As the ad industry braces for more privacy legislation and the implications of Big Tech’s consumer-facing security updates, media companies are touting their first-party data offerings more than ever to win fresh ad dollars.
The New York Times—which intended to prioritize these data segments in new ad offerings this year—is rolling out a new platform for marketers highlighting the publisher’s research and consumer insights that it hopes will encourage more meaningful collaborations with marketers.
“How do we take all of that data, surround it with additional research and use that to be a foundation for marketers to understand what’s relevant?” Allison Murphy, senior vice president of Ad Innovation at the Times, asked as she explained the new platform called Pivotal.

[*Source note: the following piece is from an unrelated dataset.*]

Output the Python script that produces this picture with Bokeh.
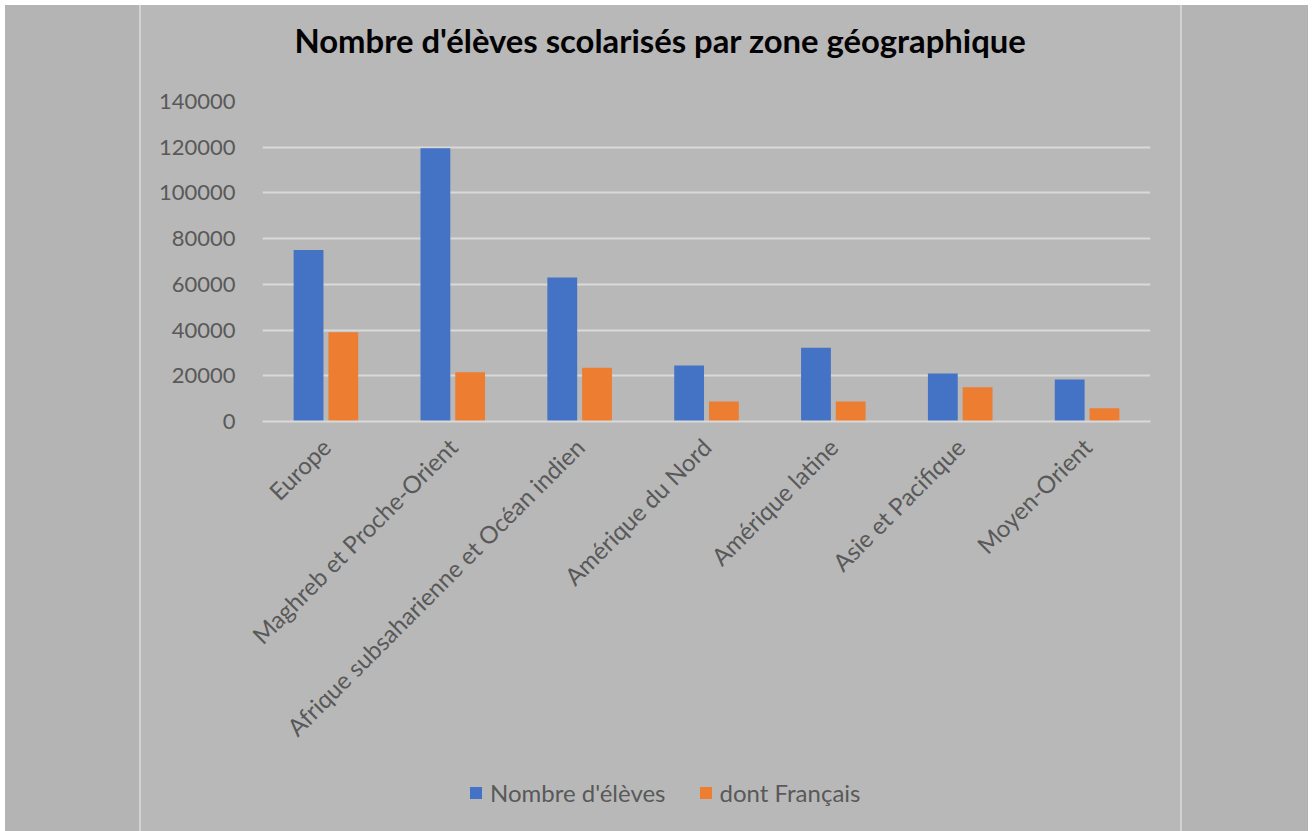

Data is “the heartbeat of what we’re doing in advertising,” Murphy told Adweek.
Pivotal was intended to go live earlier this year, but the company put it on hold while the industry navigated a rough 2020 that began with the Covid-19 pandemic and continued with social unrest.

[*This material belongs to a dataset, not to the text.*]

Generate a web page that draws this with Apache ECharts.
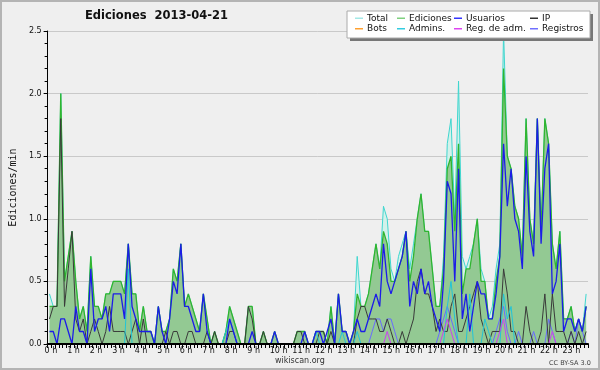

“This has been a year where we’ve realized the world around us is shifting rapidly,” Murphy said. “You’ve got to be building your marketing with and around brands that are trusted and that are going to maintain worthwhile relationships with consumers.”
The platform will be centered around six main categories: race, climate, tech, gender, sex and money. Each category will be backed by proprietary research cultivated by the Times, along with opportunities for clients to meet in one-on-one sessions.
The research is backed by a range of intelligence from Times journalists, non-Times readers and industry experts who Pivotal’s builders spoke with in a variety of ways, ranging from focus groups to in-depth conversations.
The Times’ offering comes as other publishers, including Vox Media, bolster their datasets to win over ad dollars and create new partnerships with marketers. All publishers stand to gain with their own first-party datasets and with the death of the third-party cookie.
“In certain situations, first party cookies can enable more targeted advertising and less frequent messaging,” Anindya Ghose, a professor at New York University’s Stern School of Business, said. “This will reduce the annoyance cost of advertising for consumers and increase the relevance of targeting. So you can get the right message at the right time to the right consumer on the right device but with lower advertising frequency.”
The Times’ data points in these categories, such as climate, range from responses to their own habits. For example, 73% of respondents use less plastic opting for fabric bags. That paints a more granular picture of how they view their responsibility in mitigating climate change.
“We have the ability to kind of shape the narrative based on what’s happening in society right now,” Erin Hennessy, executive director of insights at the Times, said.
The hope is that these data points will help inform broader conversations about how brands can respond in real time. “We like those messy conversations, there’s a natural part of The Times as an overall brand and a place where we’re comfortable as an advertising business,” Murphy said.
The Times is approaching this new product after record-setting quarters in subscription growth, which could bolster at least one aspect of its dataset as the publisher learns more about subscriber habits.
The Times has added 669,000 net new digital subscriptions, which came in the face of industry-wide drops in ad sales during the pandemic.
“It’s been a difficult year for the ad market. We are really leaning into the places that we think can matter to marketers,” Murphy said. “We think we need to stay on top of this and strengthening the way in which we bring value to marketers is something we need to keep putting effort into and bringing new approaches to. It’s a big bet for us.”